I’ve seen the “VERY EASY/bid fairly” mantra several times now on a couple of job exchanges. ”This is a VERY EASY 30-page report.” Keep looking into my eyes. “… twenty VERY EASY 500-word articles.” Please don’t ask to be compensated for your work. Even though we’re going to sell it for a profit.  It’s the cousin of the guy who says he could do this assignment in twenty minutes, and would do it himself if only something important didn’t have him tied up.   

This particular job above, they might have trouble filling it even at a fair price. But the other lowball jobs that don’t have that kind of specialized requirement must be finding writers, because the jobs keep coming. I take a little comfort, though, in that things go in cycles. Other types of jobs are starting to come home from Hong Kong and Bangladesh.  Maybe writing, returned from “content” to respectability, could begin to pay again one day. 


Next: Some adult material
.


Thursday, April 5, 2012

An Icon Is Worth 500 Words


We used to communicate more with words, but a lot of it is done with cartoons today. People are pleased to call them “icons,” but that’s a helluva stretch; icons were originally sacred art, and they had a religious message.  

We get our messages from a different kind of art today; signs with pictures on them. We’re surrounded by signs trying to show us things we should do or not do. I guess you could call them pictographs; the dictionary does relate that to primitive writing. But I submit they’re all cartoons: “a drawing symbolizing an action, situation, or person of topical interest” according to the dictionary. What’s a cigarette in a circle with a red slash though it? It’s a drawing symbolizing an action you’d better take or you’ll find yourself in a situation. As for computer “icons,” the smiley face -- I rest my case.  

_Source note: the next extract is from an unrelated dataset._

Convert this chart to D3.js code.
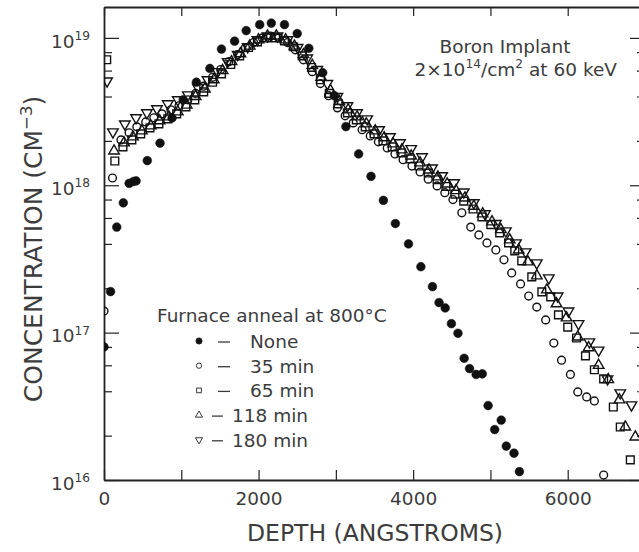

I’m a word man, so to me all this is a step backward, but at the same time I recognize the reasons for it. People come here from other places, and English can be a difficult language to master if you didn’t grow up with it. Even if you did, for some of us. I live in Southern California, where everyone drives, so it’s important that everyone be on the same page when, for example, you’re fighting your way home from work on Aviation Boulevard.  If the guy ahead of you is going to have to stop in traffic to think about what “No Left Turn” means, much better to have a sign showing a bent arrow with a line through it.    

I feel real nostalgia for the days when signs said things. Traffic signs were always models of two of the best attributes of good writing: clarity and brevity. “No Stopping.” Wow! Try to top that for effective communication. Especially backed up with a $50 fine. (By the way, what’s the icon for No Stopping?)   

Our freeways are among the few places you’ll still find word signs. That’s surprising at first blush, because you’re not going to get a lot of time to parse the message while going 70 miles an hour. Thinking about the alternative, though, you realize it’s necessity at work: how would you iconize “Long Beach Freeway 2 miles”?  (That illustrates a point I was making above: I’ve seen people slow down almost to a stop to read that one.)   

If your audience is such that you need to communicate through pictures, there are many skilled graphics people waiting to help you. I can recommend some excellent ones. However, if you use brochures or ads or manuals or articles or white papers and similar written things to advance your cause, there are at least as many writers out there, of whom I’m one.     

And if you’re thinking of trying that “picture is worth a thousand words” line on me – my answer is, Draw me the Gettysburg Address.